Objective:
State how many lines of the records contain the string "matplotlib", and give no other information.

Data:
START

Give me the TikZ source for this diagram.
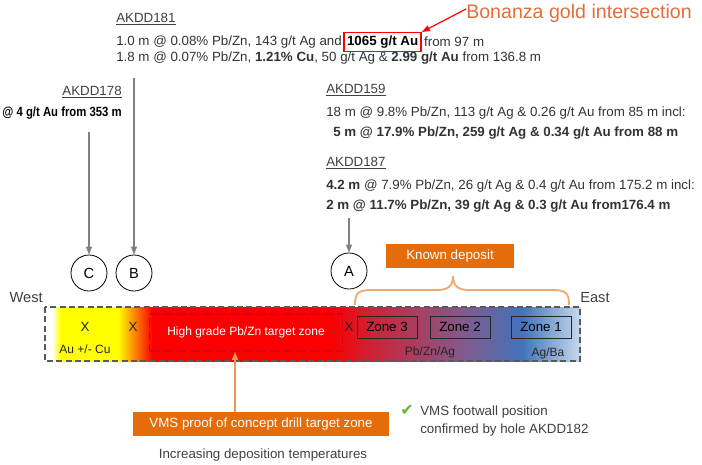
\documentclass[tikz,border=0pt]{standalone}
\usepackage{fontspec}
\setmainfont{Liberation Sans}
\newfontfamily\symbolfont{DejaVu Sans}
\usepackage{tikz}
\usepackage{xcolor}
\usetikzlibrary{arrows.meta}
\usetikzlibrary{positioning}

\definecolor{boxorange}{RGB}{228,108,10}
\definecolor{bonanzaorange}{RGB}{226,110,60}
\definecolor{braceorange}{RGB}{240,170,110}
\definecolor{arroworange}{RGB}{238,150,80}
\definecolor{zyellow}{RGB}{255,255,0}
\definecolor{zred}{RGB}{250,0,0}
\definecolor{zcrimson}{RGB}{205,35,55}
\definecolor{zmauve}{RGB}{130,90,140}
\definecolor{zblue}{RGB}{65,115,185}
\definecolor{zpale}{RGB}{200,218,236}
\definecolor{tgtred}{RGB}{220,0,20}
\definecolor{checkgreen}{RGB}{100,180,60}

\tikzset{
  body/.style={anchor=west, inner sep=0pt, text=black!80, font=\fontsize{10}{12}\selectfont},
  holeid/.style={anchor=west, inner sep=0pt, text=black!75, font=\fontsize{10}{12}\selectfont},
  hole/.style={circle, draw=black, line width=0.6pt, minimum size=27pt, inner sep=0pt, font=\fontsize{11}{12}\selectfont},
  drillpath/.style={draw=black!50, line width=0.9pt, -{Triangle[length=6pt,width=4.5pt]}},
  goldbox/.style={draw=red, line width=1.1pt, inner xsep=2.2pt, minimum height=14pt, inner ysep=0pt, text=black, font=\bfseries\fontsize{10}{12}\selectfont},
  tagbox/.style={fill=boxorange, text=white, inner sep=0pt, font=\fontsize{10}{12}\selectfont},
  zonebox/.style={draw=black!85, line width=0.6pt, minimum width=45pt, minimum height=16.5pt, inner sep=0pt, font=\fontsize{10}{12}\selectfont},
  xmark/.style={inner sep=0pt, text=black!85, font=\fontsize{10}{12}\selectfont},
  minor/.style={inner sep=0pt, text=black!85, font=\fontsize{9}{11}\selectfont},
  tgtzone/.style={draw=tgtred, line width=1.3pt, dash pattern=on 7pt off 3pt, minimum width=144.75pt, minimum height=27.75pt, inner sep=0pt, text=white, font=\fontsize{9}{11}\selectfont},
  tgtarrow/.style={draw=arroworange, line width=1.1pt, -{Triangle[length=6pt,width=4.5pt]}}
}

\begin{document}
\begin{tikzpicture}[x=0.75pt,y=0.75pt,yscale=-1,xscale=1]
\useasboundingbox (0,0) rectangle (702,464);

% hole AKDD181
\node[holeid] (id181) at (116,19) {\underline{AKDD181}};
\node[body] (r181a) at (116,42) {1.0 m @ 0.08\% Pb/Zn, 143 g/t Ag and};
\node[goldbox, right=1pt of r181a] (gold) {1065 g/t Au};
\node[body, right=1.5pt of gold] (r181b) {from 97 m};
\node[body] (r181c) at (116,58) {1.8 m @ 0.07\% Pb/Zn, \textbf{1.21\% Cu}, 50 g/t Ag \& \textbf{2.99 g/t Au} from 136.8 m};

% callout
\node[anchor=west, inner sep=0pt, text=bonanzaorange, font=\fontsize{14.7}{16}\selectfont] (bonanza) at (466,13) {Bonanza gold intersection};
\draw[red, line width=0.9pt, -{Triangle[length=6pt,width=4.5pt]}] ([yshift=-3pt]bonanza.west) -- (gold.north east);

% hole AKDD178
\node[holeid, anchor=east] (id178) at (122,92) {\underline{AKDD178}};
\node[anchor=east, inner sep=0pt, text=black, font=\bfseries\fontsize{10}{12}\selectfont] (r178) at (122,113) {\scalebox{0.85}[1]{@ 4 g/t Au from 353 m}};

% holes AKDD159 / AKDD187
\node[holeid] (id159) at (326,90) {\underline{AKDD159}};
\node[body] (r159a) at (326,113) {18 m @ 9.8\% Pb/Zn, 113 g/t Ag \& 0.26 g/t Au from 85 m incl:};
\node[body] (r159b) at (333,133) {\textbf{5 m @ 17.9\% Pb/Zn, 259 g/t Ag \& 0.34 g/t Au from 88 m}};
\node[holeid] (id187) at (326,163) {\underline{AKDD187}};
\node[body] (r187a) at (326,186) {\textbf{4.2 m} @ 7.9\% Pb/Zn, 26 g/t Ag \& 0.4 g/t Au from 175.2 m incl:};
\node[body] (r187b) at (326,206) {\textbf{2 m @ 11.7\% Pb/Zn, 39 g/t Ag \& 0.3 g/t Au from176.4 m}};

% drill holes
\node[hole] (holeC) at (89,273) {C};
\node[hole] (holeB) at (134,273) {B};
\node[hole] (holeA) at (349,271) {A};
\coordinate (c0) at (89,132);
\coordinate (b0) at (134,78);
\coordinate (a0) at (349,218);
\draw[drillpath] (c0) -- (holeC);
\draw[drillpath] (b0) -- (holeB);
\draw[drillpath] (a0) -- (holeA);

% known deposit + brace
\node[tagbox, minimum width=96pt, minimum height=18pt] (known) at (450,256) {Known deposit};
\draw[braceorange, line width=1.4pt] (355,305) .. controls (355,293) and (358,290) .. (372,290) -- (437,290) .. controls (449,290) and (453,285) .. (453,276) .. controls (453,285) and (457,290) .. (469,290) -- (552,290) .. controls (566,290) and (569,293) .. (569,305);

\node[anchor=east, inner sep=0pt, text=black!75, font=\fontsize{11}{12}\selectfont] (west) at (43,298) {West};
\node[anchor=west, inner sep=0pt, text=black!75, font=\fontsize{11}{12}\selectfont] (east) at (580,298) {East};

%Shape: section band
\foreach \xa/\xb/\ca/\cb in {52/60/white/zyellow, 60/118/zyellow/zyellow, 118/152/zyellow/zred, 152/330/zred/zred, 330/372/zred/zcrimson, 372/462/zcrimson/zmauve, 462/522/zmauve/zblue, 522/580/zblue/zpale}
  \shade[left color=\ca, right color=\cb] (\xa,307) rectangle (\xb+0.6,361);
\draw[black!65, line width=0.8pt, dash pattern=on 4.5pt off 2.5pt] (45,307) rectangle (580,361);

\node[xmark] (x1) at (85,327) {X};
\node[minor] (au) at (85,349) {Au +/- Cu};
\node[xmark] (x2) at (133,327) {X};
\node[tgtzone] (target) at (246,332.5) {High grade Pb/Zn target zone};
\node[xmark] (x3) at (349,327) {X};
\node[zonebox] (zone3) at (387,327) {Zone 3};
\node[zonebox] (zone2) at (460,327) {Zone 2};
\node[zonebox] (zone1) at (541,327) {Zone 1};
\node[minor] (pbznag) at (430,352) {Pb/Zn/Ag};
\node[minor] (agba) at (548,353) {Ag/Ba};

% proof of concept target
\node[tagbox, minimum width=192pt, minimum height=18pt] (vms) at (261,424) {VMS proof of concept drill target zone};
\draw[tgtarrow] ([xshift=-19.5pt]vms.north) -- ([xshift=-19.5pt]vms.north |- target.south);

\node[inner sep=0pt, text=black!75, font=\fontsize{10}{12}\selectfont] (temp) at (263,455) {Increasing deposition temperatures};

\node[inner sep=0pt, text=checkgreen, font=\symbolfont\fontsize{12}{12}\selectfont] (tick) at (407,410) {✔};
\node[anchor=north west, align=left, inner sep=0pt, text=black!75, font=\fontsize{10}{13.5}\selectfont] (footwall) at (420,406) {VMS footwall position\\confirmed by hole AKDD182};

\end{tikzpicture}
\end{document}
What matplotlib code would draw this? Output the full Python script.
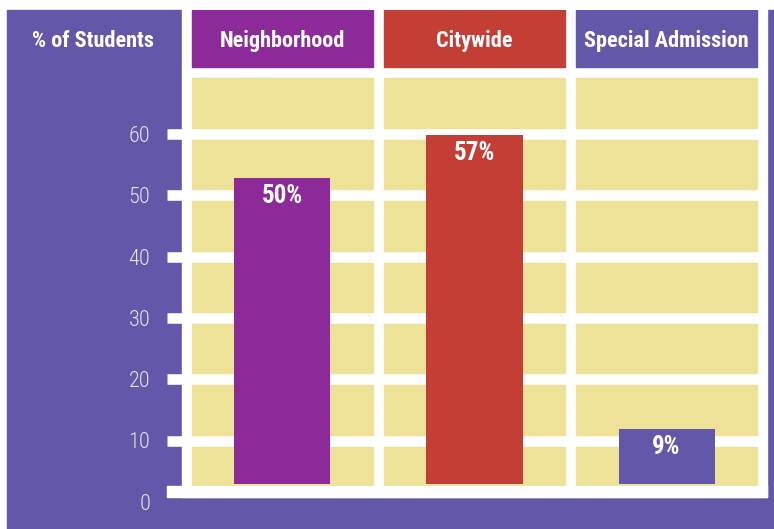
import matplotlib.pyplot as plt
from matplotlib.patches import Rectangle

categories = ['Neighborhood', 'Citywide', 'Special Admission']
shares = [50, 57, 9]
bar_labels = ['50%', '57%', '9%']
ytick_values = [0, 10, 20, 30, 40, 50, 60]

head_colors = ['#8B2A98', '#C33F35', '#6257A8']
bar_colors = ['#8B2A98', '#C33F35', '#6257A8']
panel = '#6257A8'
cell = '#EDE298'
light = '#E6E2F2'

plt.rcParams['font.family'] = ['Roboto Condensed', 'PT Sans Narrow', 'DejaVu Sans']

W, H = 774, 529
fig = plt.figure(figsize=(W / 100, H / 100), dpi=100)
fig.patch.set_facecolor('white')

# figure pixel helpers (top-down pixels)
def fx(px):
    return px / W

def fy(py):
    return 1 - py / H

# purple backdrop and white inner area
fig.patches.append(Rectangle((fx(7), 0), 1 - fx(7), fy(10), transform=fig.transFigure,
                             color=panel, zorder=-2, figure=fig))
fig.patches.append(Rectangle((fx(182), fy(497)), fx(767) - fx(182), 1 - fy(497),
                             transform=fig.transFigure, color='white', zorder=-1, figure=fig))

# y scale: 0 at 501.8 px, 6.13 px per unit
zero_px = 501.8
ppu = 6.13
def val(py):
    return (zero_px - py) / ppu

ax = fig.add_axes([fx(182), fy(zero_px), fx(767) - fx(182), fy(10) - fy(zero_px)])
ax.set_facecolor('none')
ax.set_xlim(-0.523, 2.523)
ax.set_ylim(0, val(10))

col_w = 181 / 192
base = val(484)
x = list(range(len(categories)))

for i in x:
    # yellow column
    ax.add_patch(Rectangle((i - col_w / 2, val(486)), col_w, val(78) - val(486),
                           color=cell, zorder=1))
    # header
    ax.add_patch(Rectangle((i - col_w / 2, val(67)), col_w, val(10) - val(67),
                           color=head_colors[i], zorder=1))
    ax.text(i, val(41), categories[i], color='white', fontsize=16, fontweight='bold',
            ha='center', va='center', zorder=5)

for v in ytick_values[1:]:
    ax.axhline(v, color='white', lw=7.6, zorder=2)

# bottom white border, sticking out to the left like the ticks
ax.add_patch(Rectangle((-0.6016, val(497)), 2.523 + 0.6016, val(486) - val(497),
                       color='white', zorder=4, clip_on=False))

ax.bar(x, shares, bottom=base, width=96 / 192, color=bar_colors, zorder=3)
for i in x:
    ax.annotate(bar_labels[i], (i, base + shares[i]), xytext=(0, -13),
                textcoords='offset points', ha='center', va='center',
                color='white', fontsize=18, fontweight='bold', zorder=5)

ax.set_xticks([])
ax.set_yticks(ytick_values)
ax.set_yticklabels([str(v) for v in ytick_values])
ax.tick_params(axis='y', direction='out', length=10.8, width=7.6, color='white',
               pad=12, labelsize=16, labelcolor=light)
for lab in ax.get_yticklabels():
    lab.set_fontweight('light')
ax.yaxis.get_major_ticks()[0].tick1line.set_visible(False)
for s in ax.spines.values():
    s.set_visible(False)

fig.text(fx(93), fy(41), '% of Students', color='white', fontsize=16, fontweight='bold',
         ha='center', va='center')

fig.savefig('out.png', dpi=100)
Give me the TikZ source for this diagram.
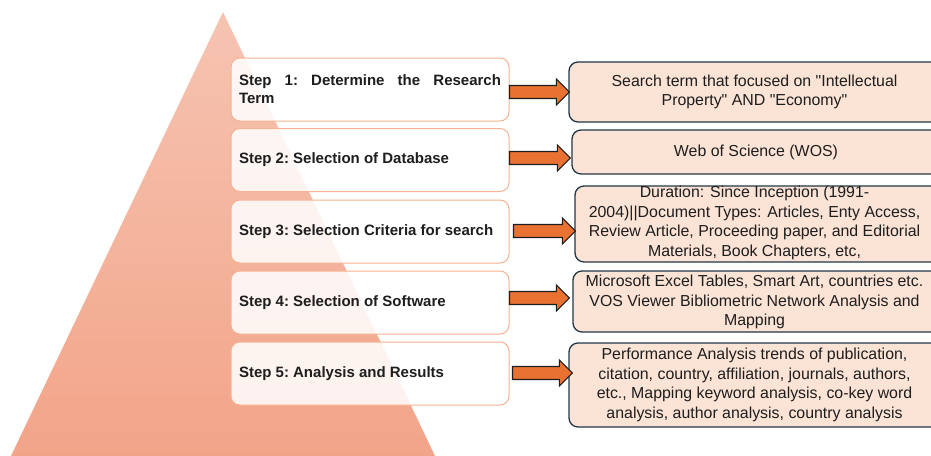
\documentclass[tikz,border=0pt]{standalone}
\usepackage{fontspec}
\setmainfont{Liberation Sans}
\usetikzlibrary{calc}
\definecolor{tritop}{RGB}{246,196,178}
\definecolor{tribot}{RGB}{242,164,136}
\definecolor{lborder}{RGB}{246,178,146}
\definecolor{rfill}{RGB}{251,227,214}
\definecolor{rborder}{RGB}{33,55,70}
\definecolor{arrfill}{RGB}{233,113,50}
\definecolor{txt}{RGB}{30,30,30}
\tikzset{
  lbox/.style={draw=lborder, line width=1pt, fill=white, fill opacity=0.86, text opacity=1,
    rounded corners=9pt, minimum width=278pt, minimum height=63pt, inner sep=0pt,
    text width=262pt, align=justify, font=\frenchspacing\bfseries\fontsize{15}{18}\selectfont, text=txt},
  rbox/.style={draw=rborder, line width=1.3pt, fill=rfill, rounded corners=9pt, inner sep=0pt},
  rtext/.style={align=center, font=\fontsize{15.9}{19.6}\selectfont, text=txt, inner sep=0pt},
  barrow/.style={draw=txt, line width=1.2pt, fill=arrfill, line join=miter}
}
% block arrow from node #1 to node #2 at height #3, start offset #4, tip offset #5
\newcommand{\barrow}[5]{%
  \path[barrow] let \p1=(#1.east), \p2=(#2.west) in
    (\x1+#4pt,#3pt+6.5pt) -- (\x2+#5pt-13pt,#3pt+6.5pt) -- (\x2+#5pt-13pt,#3pt+13pt) -- (\x2+#5pt,#3pt)
    -- (\x2+#5pt-13pt,#3pt-13pt) -- (\x2+#5pt-13pt,#3pt-6.5pt) -- (\x1+#4pt,#3pt-6.5pt) -- cycle;}
\begin{document}
\begin{tikzpicture}[x=1pt,y=1pt]
\useasboundingbox (0,0) rectangle (931,-455);
\begin{scope}[y=-1pt]
\clip (0,0) rectangle (931,455);
% pyramid
\shade[top color=tritop, bottom color=tribot] (223,12) -- (436,458) -- (10,458) -- cycle;
% left boxes
\node[lbox] (L1) at (370,89.5) {Step 1: Determine the Research\linebreak Term};
\node[lbox] (L2) at (370,160) {Step 2: Selection of Database};
\node[lbox] (L3) at (370,231.5) {Step 3: Selection Criteria for search};
\node[lbox] (L4) at (370,302.5) {Step 4: Selection of Software};
\node[lbox] (L5) at (370,373.5) {Step 5: Analysis and Results};
% right boxes
\node[rbox, minimum width=371pt, minimum height=60pt] (R1) at (754.5,92) {};
\node[rbox, minimum width=368pt, minimum height=44pt] (R2) at (756,152) {};
\node[rbox, minimum width=365pt, minimum height=76pt] (R3) at (757.5,224) {};
\node[rbox, minimum width=367pt, minimum height=61pt] (R4) at (756.5,301.5) {};
\node[rbox, minimum width=371pt, minimum height=84pt] (R5) at (754.5,385) {};
\node[rtext] (T1) at (R1) {Search term that focused on \textquotedbl Intellectual\\Property\textquotedbl{} AND \textquotedbl Economy\textquotedbl};
\node[rtext] (T2) at (R2) {Web of Science (WOS)};
\node[rtext] (T3) at (754.5,223) {Duration: Since Inception (1991-\\2004)||Document Types: Articles, Enty Access,\\Review Article, Proceeding paper, and Editorial\\Materials, Book Chapters, etc,};
\node[rtext] (T4) at (754.5,302) {Microsoft Excel Tables, Smart Art, countries etc.\\VOS Viewer Bibliometric Network Analysis and\\Mapping};
\node[rtext] (T5) at (R5) {Performance Analysis trends of publication,\\citation, country, affiliation, journals, authors,\\etc., Mapping keyword analysis, co-key word\\analysis, author analysis, country analysis};
\end{scope}
% arrows (drawn in y-up frame with negative y)
\barrow{L1}{R1}{-92}{0}{1}
\barrow{L2}{R2}{-158}{0}{-1}
\barrow{L3}{R3}{-231}{4}{1}
\barrow{L4}{R4}{-298}{0}{-3}
\barrow{L5}{R5}{-373}{3}{4}
\end{tikzpicture}
\end{document}
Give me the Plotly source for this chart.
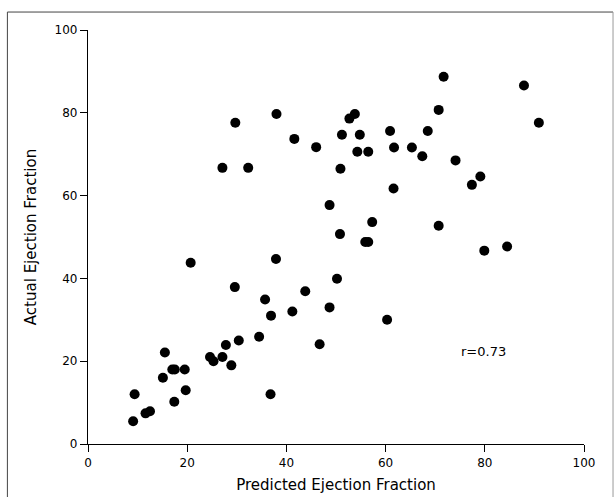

END

Answer to the problem:
3